**WHAT YOU NEED TO DO**: Only the pictures are omitted; repeat all other data exactly.

Extracted data entries:
______________________________
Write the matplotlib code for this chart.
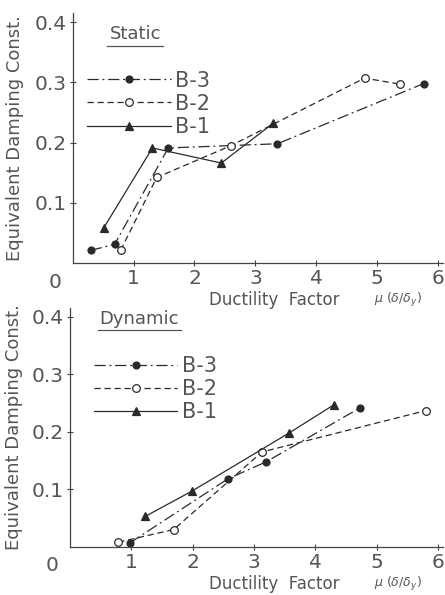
import matplotlib
matplotlib.use("Agg")
import matplotlib.pyplot as plt
from matplotlib.lines import Line2D

# static test results
st_b3_x = [0.30, 0.69, 1.57, 3.36, 5.76]
st_b3_y = [0.021, 0.031, 0.191, 0.198, 0.298]
st_b2_x = [0.79, 1.38, 2.60, 4.79, 5.37]
st_b2_y = [0.021, 0.142, 0.195, 0.307, 0.297]
st_b1_x = [0.51, 1.31, 2.44, 3.29]
st_b1_y = [0.058, 0.191, 0.166, 0.232]

# dynamic test results
dy_b3_x = [0.98, 2.57, 3.20, 4.73]
dy_b3_y = [0.007, 0.118, 0.148, 0.242]
dy_b2_x = [0.79, 1.69, 3.13, 5.80]
dy_b2_y = [0.008, 0.030, 0.165, 0.237]
dy_b1_x = [1.23, 1.99, 3.57, 4.30]
dy_b1_y = [0.053, 0.097, 0.198, 0.247]

x_ticks = [1, 2, 3, 4, 5, 6]
y_ticks = [0.1, 0.2, 0.3, 0.4]

INK = "#2a2a2a"
TXT = "#555555"
plt.rcParams['font.family'] = ['DejaVu Sans']

STYLE = {
    'B-3': dict(ls=(0, (9, 3, 1.5, 3)), marker='o', mfc=INK, mec=INK, ms=5),
    'B-2': dict(ls=(0, (5, 3)), marker='o', mfc='white', mec=INK, ms=5.5),
    'B-1': dict(ls='-', marker='^', mfc=INK, mec=INK, ms=5.5),
}


def setup(ax):
    ax.set_xlim(0, 6.08)
    ax.set_ylim(0, 0.415)
    for s in ['top', 'right']:
        ax.spines[s].set_visible(False)
    for s in ['left', 'bottom']:
        ax.spines[s].set_color("#444444")
        ax.spines[s].set_linewidth(0.9)
    ax.set_xticks(x_ticks)
    ax.set_yticks(y_ticks)
    ax.set_xticklabels([str(v) for v in x_ticks])
    ax.set_yticklabels(["0.1", "0.2", "0.3", "0.4"])
    ax.tick_params(direction='inout', length=5, width=0.8, color="#444444",
                   labelsize=14.5, labelcolor=TXT, pad=2)
    ax.patch.set_alpha(0)


def draw(ax, data):
    handles = []
    for name, xs, ys in data:
        st = STYLE[name]
        ax.plot(xs, ys, color=INK, lw=0.9, ls=st['ls'], marker=st['marker'],
                mfc=st['mfc'], mec=st['mec'], ms=st['ms'], mew=0.9)
        handles.append(Line2D([], [], color=INK, lw=0.9, ls=st['ls'], marker=st['marker'],
                              mfc=st['mfc'], mec=st['mec'], ms=st['ms'], mew=0.9))
    return handles


fig = plt.figure(figsize=(4.45, 5.95), dpi=100)
ax1 = fig.add_axes([0.163, 0.558, 0.833, 0.42])
ax2 = fig.add_axes([0.157, 0.081, 0.839, 0.401])

panels = [
    (ax1, "Static", [('B-3', st_b3_x, st_b3_y), ('B-2', st_b2_x, st_b2_y), ('B-1', st_b1_x, st_b1_y)],
     (0.04, 0.77), (0.10, 0.915)),
    (ax2, "Dynamic", [('B-3', dy_b3_x, dy_b3_y), ('B-2', dy_b2_x, dy_b2_y), ('B-1', dy_b1_x, dy_b1_y)],
     (0.065, 0.80), (0.08, 0.955)),
]

titles = []
for ax, title, data, leg_pos, t_pos in panels:
    setup(ax)
    h = draw(ax, data)
    ax.legend(h, ['B-3', 'B-2', 'B-1'], loc='upper left', bbox_to_anchor=leg_pos,
              frameon=False, handlelength=4.0, handletextpad=0.2, labelspacing=0.15,
              fontsize=15, labelcolor=TXT, borderpad=0, borderaxespad=0)
    t = ax.text(t_pos[0], t_pos[1], title, transform=ax.transAxes, fontsize=13,
                color=TXT, ha='left', va='center')
    titles.append(t)
    ax.text(-0.03, -0.04, "0", transform=ax.transAxes, fontsize=14.5, color=TXT,
            ha='right', va='top')
    ax.set_ylabel("Equivalent Damping Const.", fontsize=13, color=TXT, labelpad=2)

ax1.yaxis.set_label_coords(-0.13, 0.5)
ax2.yaxis.set_label_coords(-0.125, 0.5)

# x labels sit at the lower right, the upper one tucked under the next panel
for yy, va in [(0.496, 'center'), (0.004, 'bottom')]:
    fig.text(0.47, yy, "Ductility  Factor", fontsize=12, color=TXT, ha='left', va=va)
    fig.text(0.84, yy, r"$\mu$ ($\delta/\delta_y$)", fontsize=9, color=TXT, ha='left', va=va)

# underline the panel titles
fig.canvas.draw()
r = fig.canvas.get_renderer()
for t in titles:
    bb = t.get_window_extent(r).transformed(fig.transFigure.inverted())
    fig.add_artist(Line2D([bb.x0 - 0.005, bb.x1 + 0.005], [bb.y0 - 0.004, bb.y0 - 0.004],
                          transform=fig.transFigure, color=TXT, lw=0.9))

fig.savefig("out.png", dpi=100)
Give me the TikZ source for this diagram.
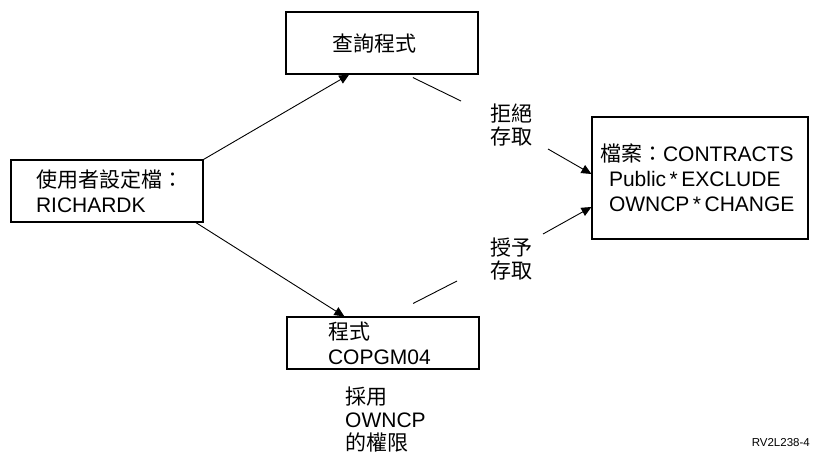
\documentclass[tikz,border=0pt]{standalone}
\usepackage{fontspec}
\setmainfont{Liberation Sans}
\newfontfamily\cjk{Noto Sans CJK TC}
\usetikzlibrary{arrows.meta,calc}
\begin{document}
\begin{tikzpicture}[x=1pt,y=-1pt,
  box/.style={draw,line width=1.1pt,align=left,inner ysep=0pt,font=\fontsize{21}{25}\selectfont},
  lbl/.style={inner sep=0pt,align=left,font=\cjk\fontsize{21}{23}\selectfont},
  conn/.style={line width=0.9pt},
  arr/.style={conn,-{Triangle[length=10pt,width=9pt]}}]
\useasboundingbox (0,0) rectangle (830,462);
% boxes
\node[box,minimum width=192pt,minimum height=62pt,text width=100pt,inner xsep=46pt] (q) at (382,43) {{\cjk 查詢程式}};
\node[box,minimum width=192pt,minimum height=62pt,text width=142pt,inner xsep=25pt] (u) at (107,191) {{\cjk 使用者設定檔：}\\RICHARDK};
\node[box,minimum width=216pt,minimum height=122pt,text width=200pt,inner xsep=8pt] (f) at (700,178) {{\cjk 檔案：}CONTRACTS\\\hspace*{9pt}Public\,*\,EXCLUDE\\\hspace*{9pt}OWNCP\,*\,CHANGE};
\node[box,minimum width=192pt,minimum height=52pt,text width=110pt,inner xsep=41pt] (p) at (383,343) {{\cjk 程式}\\COPGM04};
% labels
\node[lbl] (deny) at (511,125) {拒絕\\存取};
\node[lbl] (grant) at (511,259) {授予\\存取};
\node[lbl,font=\fontsize{21}{23}\selectfont,anchor=west] (own) at (345,420) {{\cjk 採用}\\OWNCP\\{\cjk 的權限}};
\node[font=\fontsize{11.5}{13}\selectfont,anchor=east,inner sep=0pt] (id) at (810,443) {RV2L238-4};
% connectors
\draw[arr] (u.north east) -- ($(q.south west)!0.33!(q.south east)$);
\draw[arr] ($(u.south west)!0.96!(u.south east)$) -- ($(p.north west)!0.30!(p.north east)$);
\coordinate (d1) at (461,101);
\coordinate (d2) at (548,149);
\draw[conn] ($(q.south west)!0.66!(q.south east)+(0,3)$) -- (d1);
\draw[arr] (d2) -- ($(f.west)+(0,-4)$);
\coordinate (g1) at (457,281);
\coordinate (g2) at (543,234);
\draw[conn] ($(p.north west)!0.656!(p.north east)+(0,-13)$) -- (g1);
\draw[arr] (g2) -- ($(f.west)+(0,29)$);
\end{tikzpicture}
\end{document}
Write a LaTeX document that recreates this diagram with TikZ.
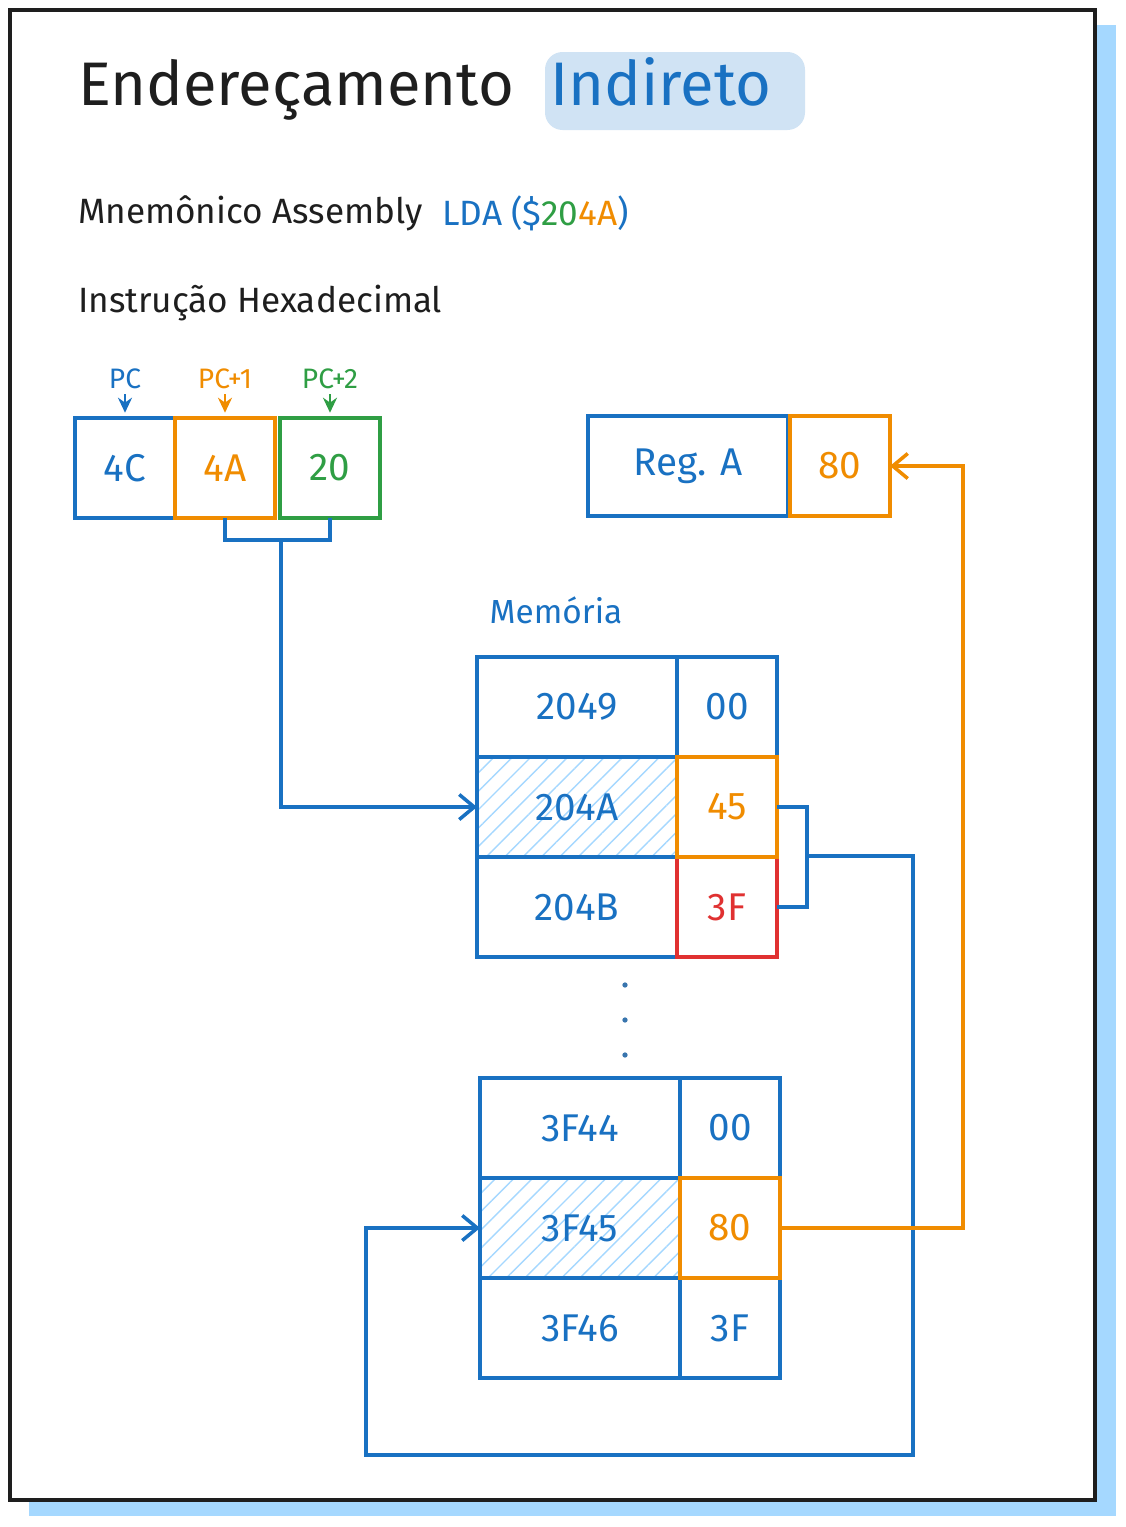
______________________________
**RIGHT ANSWER**:
Write the matplotlib code for this chart.
import matplotlib
matplotlib.use("Agg")
import matplotlib.pyplot as plt
from matplotlib.lines import Line2D

# static test results
st_b3_x = [0.30, 0.69, 1.57, 3.36, 5.76]
st_b3_y = [0.021, 0.031, 0.191, 0.198, 0.298]
st_b2_x = [0.79, 1.38, 2.60, 4.79, 5.37]
st_b2_y = [0.021, 0.142, 0.195, 0.307, 0.297]
st_b1_x = [0.51, 1.31, 2.44, 3.29]
st_b1_y = [0.058, 0.191, 0.166, 0.232]

# dynamic test results
dy_b3_x = [0.98, 2.57, 3.20, 4.73]
dy_b3_y = [0.007, 0.118, 0.148, 0.242]
dy_b2_x = [0.79, 1.69, 3.13, 5.80]
dy_b2_y = [0.008, 0.030, 0.165, 0.237]
dy_b1_x = [1.23, 1.99, 3.57, 4.30]
dy_b1_y = [0.053, 0.097, 0.198, 0.247]

x_ticks = [1, 2, 3, 4, 5, 6]
y_ticks = [0.1, 0.2, 0.3, 0.4]

INK = "#2a2a2a"
TXT = "#555555"
plt.rcParams['font.family'] = ['DejaVu Sans']

STYLE = {
    'B-3': dict(ls=(0, (9, 3, 1.5, 3)), marker='o', mfc=INK, mec=INK, ms=5),
    'B-2': dict(ls=(0, (5, 3)), marker='o', mfc='white', mec=INK, ms=5.5),
    'B-1': dict(ls='-', marker='^', mfc=INK, mec=INK, ms=5.5),
}


def setup(ax):
    ax.set_xlim(0, 6.08)
    ax.set_ylim(0, 0.415)
    for s in ['top', 'right']:
        ax.spines[s].set_visible(False)
    for s in ['left', 'bottom']:
        ax.spines[s].set_color("#444444")
        ax.spines[s].set_linewidth(0.9)
    ax.set_xticks(x_ticks)
    ax.set_yticks(y_ticks)
    ax.set_xticklabels([str(v) for v in x_ticks])
    ax.set_yticklabels(["0.1", "0.2", "0.3", "0.4"])
    ax.tick_params(direction='inout', length=5, width=0.8, color="#444444",
                   labelsize=14.5, labelcolor=TXT, pad=2)
    ax.patch.set_alpha(0)


def draw(ax, data):
    handles = []
    for name, xs, ys in data:
        st = STYLE[name]
        ax.plot(xs, ys, color=INK, lw=0.9, ls=st['ls'], marker=st['marker'],
                mfc=st['mfc'], mec=st['mec'], ms=st['ms'], mew=0.9)
        handles.append(Line2D([], [], color=INK, lw=0.9, ls=st['ls'], marker=st['marker'],
                              mfc=st['mfc'], mec=st['mec'], ms=st['ms'], mew=0.9))
    return handles


fig = plt.figure(figsize=(4.45, 5.95), dpi=100)
ax1 = fig.add_axes([0.163, 0.558, 0.833, 0.42])
ax2 = fig.add_axes([0.157, 0.081, 0.839, 0.401])

panels = [
    (ax1, "Static", [('B-3', st_b3_x, st_b3_y), ('B-2', st_b2_x, st_b2_y), ('B-1', st_b1_x, st_b1_y)],
     (0.04, 0.77), (0.10, 0.915)),
    (ax2, "Dynamic", [('B-3', dy_b3_x, dy_b3_y), ('B-2', dy_b2_x, dy_b2_y), ('B-1', dy_b1_x, dy_b1_y)],
     (0.065, 0.80), (0.08, 0.955)),
]

titles = []
for ax, title, data, leg_pos, t_pos in panels:
    setup(ax)
    h = draw(ax, data)
    ax.legend(h, ['B-3', 'B-2', 'B-1'], loc='upper left', bbox_to_anchor=leg_pos,
              frameon=False, handlelength=4.0, handletextpad=0.2, labelspacing=0.15,
              fontsize=15, labelcolor=TXT, borderpad=0, borderaxespad=0)
    t = ax.text(t_pos[0], t_pos[1], title, transform=ax.transAxes, fontsize=13,
                color=TXT, ha='left', va='center')
    titles.append(t)
    ax.text(-0.03, -0.04, "0", transform=ax.transAxes, fontsize=14.5, color=TXT,
            ha='right', va='top')
    ax.set_ylabel("Equivalent Damping Const.", fontsize=13, color=TXT, labelpad=2)

ax1.yaxis.set_label_coords(-0.13, 0.5)
ax2.yaxis.set_label_coords(-0.125, 0.5)

# x labels sit at the lower right, the upper one tucked under the next panel
for yy, va in [(0.496, 'center'), (0.004, 'bottom')]:
    fig.text(0.47, yy, "Ductility  Factor", fontsize=12, color=TXT, ha='left', va=va)
    fig.text(0.84, yy, r"$\mu$ ($\delta/\delta_y$)", fontsize=9, color=TXT, ha='left', va=va)

# underline the panel titles
fig.canvas.draw()
r = fig.canvas.get_renderer()
for t in titles:
    bb = t.get_window_extent(r).transformed(fig.transFigure.inverted())
    fig.add_artist(Line2D([bb.x0 - 0.005, bb.x1 + 0.005], [bb.y0 - 0.004, bb.y0 - 0.004],
                          transform=fig.transFigure, color=TXT, lw=0.9))

fig.savefig("out.png", dpi=100)
Give me the TikZ source for this diagram.
\documentclass[tikz,border=0pt]{standalone}
\usepackage{fontspec}
\setmainfont{Liberation Sans}
\newfontfamily\cjk{Noto Sans CJK TC}
\usetikzlibrary{arrows.meta,calc}
\begin{document}
\begin{tikzpicture}[x=1pt,y=-1pt,
  box/.style={draw,line width=1.1pt,align=left,inner ysep=0pt,font=\fontsize{21}{25}\selectfont},
  lbl/.style={inner sep=0pt,align=left,font=\cjk\fontsize{21}{23}\selectfont},
  conn/.style={line width=0.9pt},
  arr/.style={conn,-{Triangle[length=10pt,width=9pt]}}]
\useasboundingbox (0,0) rectangle (830,462);
% boxes
\node[box,minimum width=192pt,minimum height=62pt,text width=100pt,inner xsep=46pt] (q) at (382,43) {{\cjk 查詢程式}};
\node[box,minimum width=192pt,minimum height=62pt,text width=142pt,inner xsep=25pt] (u) at (107,191) {{\cjk 使用者設定檔：}\\RICHARDK};
\node[box,minimum width=216pt,minimum height=122pt,text width=200pt,inner xsep=8pt] (f) at (700,178) {{\cjk 檔案：}CONTRACTS\\\hspace*{9pt}Public\,*\,EXCLUDE\\\hspace*{9pt}OWNCP\,*\,CHANGE};
\node[box,minimum width=192pt,minimum height=52pt,text width=110pt,inner xsep=41pt] (p) at (383,343) {{\cjk 程式}\\COPGM04};
% labels
\node[lbl] (deny) at (511,125) {拒絕\\存取};
\node[lbl] (grant) at (511,259) {授予\\存取};
\node[lbl,font=\fontsize{21}{23}\selectfont,anchor=west] (own) at (345,420) {{\cjk 採用}\\OWNCP\\{\cjk 的權限}};
\node[font=\fontsize{11.5}{13}\selectfont,anchor=east,inner sep=0pt] (id) at (810,443) {RV2L238-4};
% connectors
\draw[arr] (u.north east) -- ($(q.south west)!0.33!(q.south east)$);
\draw[arr] ($(u.south west)!0.96!(u.south east)$) -- ($(p.north west)!0.30!(p.north east)$);
\coordinate (d1) at (461,101);
\coordinate (d2) at (548,149);
\draw[conn] ($(q.south west)!0.66!(q.south east)+(0,3)$) -- (d1);
\draw[arr] (d2) -- ($(f.west)+(0,-4)$);
\coordinate (g1) at (457,281);
\coordinate (g2) at (543,234);
\draw[conn] ($(p.north west)!0.656!(p.north east)+(0,-13)$) -- (g1);
\draw[arr] (g2) -- ($(f.west)+(0,29)$);
\end{tikzpicture}
\end{document}
Write a LaTeX document that recreates this diagram with TikZ.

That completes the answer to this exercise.